UNITED STATES

SECURITIES AND EXCHANGE COMMISSION

WASHINGTON, DC 20549

 

FORM 8-K

 

CURRENT REPORT PURSUANT

TO SECTION 13 OR 15(d) OF THE

SECURITIES EXCHANGE ACT OF 1934

 

Date of report (Date of earliest event reported)     April 29, 2013

 

Impac Mortgage Holdings, Inc.

(Exact Name of Registrant as Specified in Its Charter)

 

Maryland

(State or Other Jurisdiction of Incorporation)

 

1-14100

 

33-0675505

(Commission File Number)

 

(IRS Employer Identification No.)

 

19500 Jamboree Road, Irvine, California

 

92612

(Address of Principal Executive Offices)

 

(Zip Code)

 

(949) 475-3600

(Registrant’s Telephone Number, Including Area Code)

 

 

(Former Name or Former Address, if Changed Since Last Report)

 

Check the appropriate box below if the Form 8-K filing is intended to simultaneously satisfy the filing obligation of the registrant under any of the following provisions (see General Instruction A.2. below):

 

o            Written communications pursuant to Rule 425 under the Securities Act (17 CFR 230.425)

 

o            Soliciting material pursuant to Rule 14a-12 under the Exchange Act (17 CFR 240.14a-12)

 

o            Pre-commencement communications pursuant to Rule 14d-2(b) under the Exchange Act (17 CFR 240.14d-2(b))

 

o            Pre-commencement communications pursuant to Rule 13e-4(c) under the Exchange Act (17 CFR 240.13e-4(c))

 

 

 



 

Item 1.01              Entry into a Material Definitive Agreement.

 

Note Purchase Agreement and Convertible Promissory Notes

 

On April 29, 2013, Impac Mortgage Holdings, Inc. (the “Company”), entered into a Note Purchase Agreement (the “Note Purchase Agreement”) with the purchasers named therein (the “Noteholders”), whereby the Company issued (the “Closing Date”) $20 million in original aggregate principal amount of Convertible Promissory Notes Due 2018 (the “Notes”).

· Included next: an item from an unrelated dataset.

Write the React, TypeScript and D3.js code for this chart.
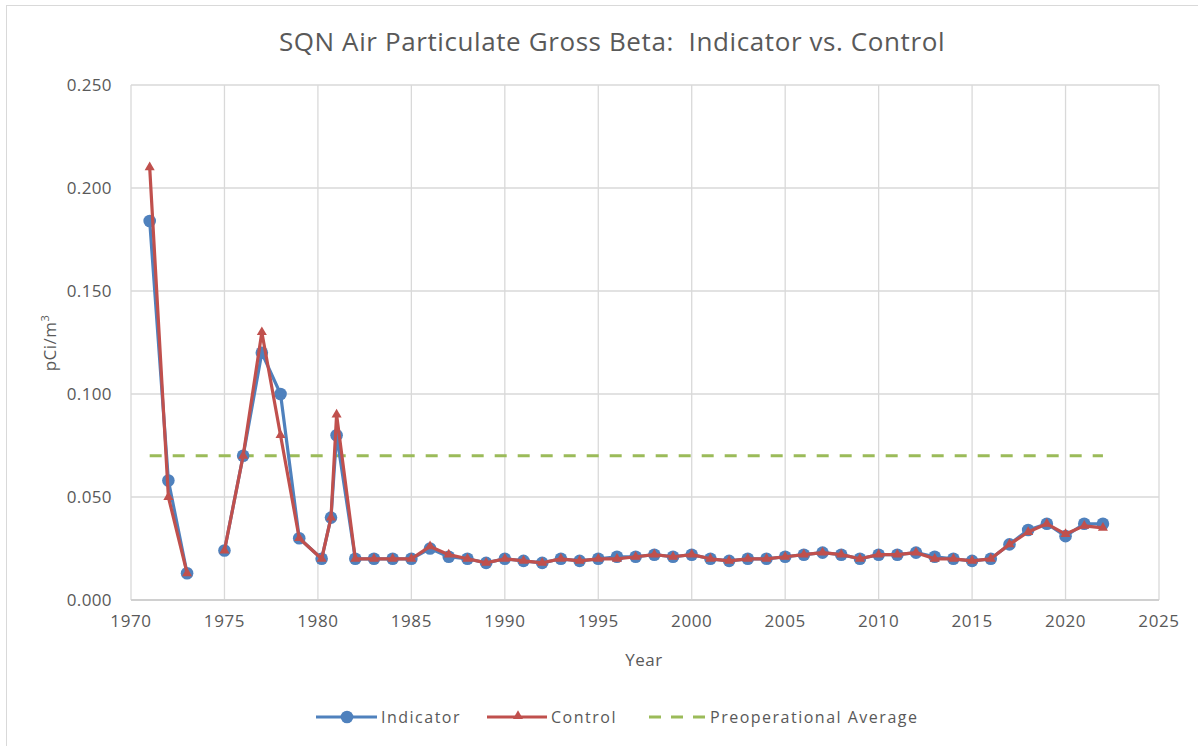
import React from "react";
import * as d3 from "d3";

const years = [1971, 1972, 1973, 1974, 1975, 1976, 1977, 1978, 1979, 1980.2, 1980.7, 1981,
  1982, 1983, 1984, 1985, 1986, 1987, 1988, 1989, 1990, 1991, 1992, 1993, 1994, 1995, 1996,
  1997, 1998, 1999, 2000, 2001, 2002, 2003, 2004, 2005, 2006, 2007, 2008, 2009, 2010, 2011,
  2012, 2013, 2014, 2015, 2016, 2017, 2018, 2019, 2020, 2021, 2022];

const indicator: (number | null)[] = [0.184, 0.058, 0.013, null, 0.024, 0.070, 0.120, 0.100, 0.030, 0.020, 0.040, 0.080,
  0.020, 0.020, 0.020, 0.020, 0.025, 0.021, 0.020, 0.018,
  0.020, 0.019, 0.018, 0.020, 0.019, 0.020, 0.021, 0.021, 0.022, 0.021,
  0.022, 0.020, 0.019, 0.020, 0.020, 0.021, 0.022, 0.023, 0.022, 0.020,
  0.022, 0.022, 0.023, 0.021, 0.020, 0.019, 0.020, 0.027, 0.034, 0.037,
  0.031, 0.037, 0.037];

const control: (number | null)[] = [0.210, 0.050, 0.013, null, 0.024, 0.070, 0.130, 0.080, 0.030, 0.020, 0.040, 0.090,
  0.020, 0.020, 0.020, 0.020, 0.026, 0.022, 0.020, 0.018,
  0.020, 0.019, 0.018, 0.020, 0.019, 0.020, 0.020, 0.021, 0.022, 0.021,
  0.022, 0.020, 0.019, 0.020, 0.020, 0.021, 0.022, 0.023, 0.022, 0.020,
  0.022, 0.022, 0.023, 0.020, 0.020, 0.019, 0.020, 0.027, 0.033, 0.037,
  0.032, 0.036, 0.035];

const preopYears = [1971, 2022];
const preopValue = 0.07;

const xTicks = [1970, 1975, 1980, 1985, 1990, 1995, 2000, 2005, 2010, 2015, 2020, 2025];
const yTicks = [0, 0.05, 0.1, 0.15, 0.2, 0.25];

const W = 1198, H = 746;
const FONT = "'Open Sans', sans-serif";
const TXT = "#595959";
const BLUE = "#4F81BD", RED = "#C0504D", GREEN = "#9BBB59";

export default function App() {
  const x = d3.scaleLinear().domain([1970, 2025]).range([131, 1159]);
  const y = d3.scaleLinear().domain([0, 0.25]).range([600, 85]);

  type P = { x: number; v: number | null };
  const ind: P[] = years.map((yr, i) => ({ x: yr, v: indicator[i] }));
  const ctl: P[] = years.map((yr, i) => ({ x: yr, v: control[i] }));
  const line = d3.line<P>().defined(d => d.v != null).x(d => x(d.x)).y(d => y(d.v as number));
  const tri = d3.symbol().type(d3.symbolTriangle).size(44)();

  return (
    <div style={{ position: "absolute", left: 0, top: 0 }}>
      <svg width={W} height={H} style={{ display: "block", background: "#fff" }}>
        <rect x={6.5} y={5.5} width={1200} height={800} fill="#fff" stroke="#D9D9D9" strokeWidth={1} />
        <text x={612} y={51} textAnchor="middle" fontFamily={FONT} fontSize={26} letterSpacing={0.6}
          fill={TXT} style={{ whiteSpace: "pre" }}>
          {"SQN Air Particulate Gross Beta:  Indicator vs. Control"}
        </text>
        {yTicks.map(t => (
          <g key={"y" + t}>
            <line x1={131} x2={1159} y1={y(t)} y2={y(t)} stroke="#D9D9D9" strokeWidth={1.3} />
            <text x={112} y={y(t) + 6} textAnchor="end" fontFamily={FONT} fontSize={17} letterSpacing={0.4} fill={TXT}>
              {t.toFixed(3)}
            </text>
          </g>
        ))}
        {xTicks.map(t => (
          <g key={"x" + t}>
            <line x1={x(t)} x2={x(t)} y1={85} y2={600} stroke="#D9D9D9" strokeWidth={1.3} />
            <text x={x(t)} y={627} textAnchor="middle" fontFamily={FONT} fontSize={17} letterSpacing={0.6} fill={TXT}>
              {t}
            </text>
          </g>
        ))}
        <line x1={131} x2={1159} y1={600} y2={600} stroke="#D0D0D0" strokeWidth={2} />
        <text x={644} y={666} textAnchor="middle" fontFamily={FONT} fontSize={17} letterSpacing={0.5} fill={TXT}>Year</text>
        <text transform={`translate(56,343) rotate(-90)`} textAnchor="middle" fontFamily={FONT} fontSize={17} letterSpacing={0.5} fill={TXT}>
          pCi/m<tspan dy={-7} fontSize={11}>3</tspan>
        </text>

        <line x1={x(preopYears[0])} x2={x(preopYears[1])} y1={y(preopValue)} y2={y(preopValue)}
          stroke={GREEN} strokeWidth={3} strokeDasharray="12 11" />

        <path d={line(ind) || ""} fill="none" stroke={BLUE} strokeWidth={3.2} strokeLinejoin="round" />
        {ind.filter(d => d.v != null).map((d, i) => (
          <circle key={"c" + i} cx={x(d.x)} cy={y(d.v as number)} r={6.3} fill={BLUE} />
        ))}
        <path d={line(ctl) || ""} fill="none" stroke={RED} strokeWidth={3.2} strokeLinejoin="round" />
        {ctl.filter(d => d.v != null).map((d, i) => (
          <path key={"t" + i} d={tri || ""} transform={`translate(${x(d.x)},${y(d.v as number)})`} fill={RED} />
        ))}

        <g fontFamily={FONT} fontSize={16} fill={TXT} letterSpacing={1.5}>
          <line x1={316} x2={377} y1={717} y2={717} stroke={BLUE} strokeWidth={3.2} />
          <circle cx={347} cy={717} r={6.3} fill={BLUE} />
          <text x={381} y={723}>Indicator</text>
          <line x1={487} x2={547} y1={717} y2={717} stroke={RED} strokeWidth={3.2} />
          <path d={tri || ""} transform="translate(518,716)" fill={RED} />
          <text x={551} y={723}>Control</text>
          <line x1={649} x2={706} y1={717} y2={717} stroke={GREEN} strokeWidth={3} strokeDasharray="12 10" />
          <text x={710} y={723}>Preoperational Average</text>
        </g>
      </svg>
    </div>
  );
}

The Notes mature on or before April 30, 2018 and accrue interest at a rate of 7.5% per annum, to be paid quarterly.  The Notes carry an additional penalty interest rate of 2% per annum upon an event of default. Interest shall be computed on the basis of a 360 day year of twelve (12) months each comprised of thirty (30) days.  The Notes may not be prepaid, in whole or in part, by the Company without the prior written consent of the Noteholders.  The Notes contain customary affirmative and negative covenants of the Company, including covenants not to incur certain indebtedness that is not subordinated and not to make optional payments on its indebtedness (other than on the Notes) or amend material indebtedness in a manner that is adverse in any material manner to the Noteholders.

 

Noteholders may convert all or a portion of the outstanding principal amount of the Notes into shares of the Company’s Common Stock (“Conversion Shares”) at a rate of $10.875 per share, subject to adjustment for stock splits and dividends (the “Conversion Price”). The Company has the right to convert the entire outstanding principal of the Notes into Conversion Shares at the Conversion Price if the market price per share of the Common Stock, as measured by the average volume-weighted closing stock price per share of the Common Stock on the NYSE MKT (or any other U.S. national securities exchange then serving as the principal such exchange on which the shares of Common Stock are listed) for any twenty (20) trading days in any period after the Closing Date of thirty (30) consecutive trading days, reaches the level of $16.31.  Upon conversion of the Notes by the Company, the entire amount of accrued and unpaid interest (and all other amounts owing) under the Notes are immediately due and payable.  Furthermore, if the conversion of the Notes by the Company occurs prior to the third anniversary of the Closing Date, then the entire amount of interest under the Notes through the third anniversary is immediately due and payable.  To the extent the Company pays any cash dividends on its shares of Common Stock prior to conversion of the Notes, upon conversion of the Notes, the Noteholders will also receive such dividends on an as-converted basis of the Notes less the amount of interest paid by the Company prior to such dividend.

 

Upon a change of control of the Company, the holders of a majority of the outstanding principal balance of the Notes have the right to either (a) cause all unpaid principal and accrued but unpaid interest and other amounts owing to become immediately due and payable in full, (b) cause the entire unpaid principal balance of the Notes to be converted into shares of the Common Stock at the Conversion Price then in effect, with the  entire amount of accrued but unpaid interest and other amounts owing under the Notes to be immediately due and payable in cash, or (c) cause the Notes to continue in full force and effect.  Pursuant to the terms of the Note Purchase Agreement, a change of control will occur when (a) any person, excluding the purchasers of the Notes, becomes the beneficial owner of more than 50% of the voting power of the Company and the purchasers of the Notes (along with certain related parties) at that time do not own a greater percentage of voting power or (b) the existing members of the Company’s board of directors cease to constitute a majority of the board of directors.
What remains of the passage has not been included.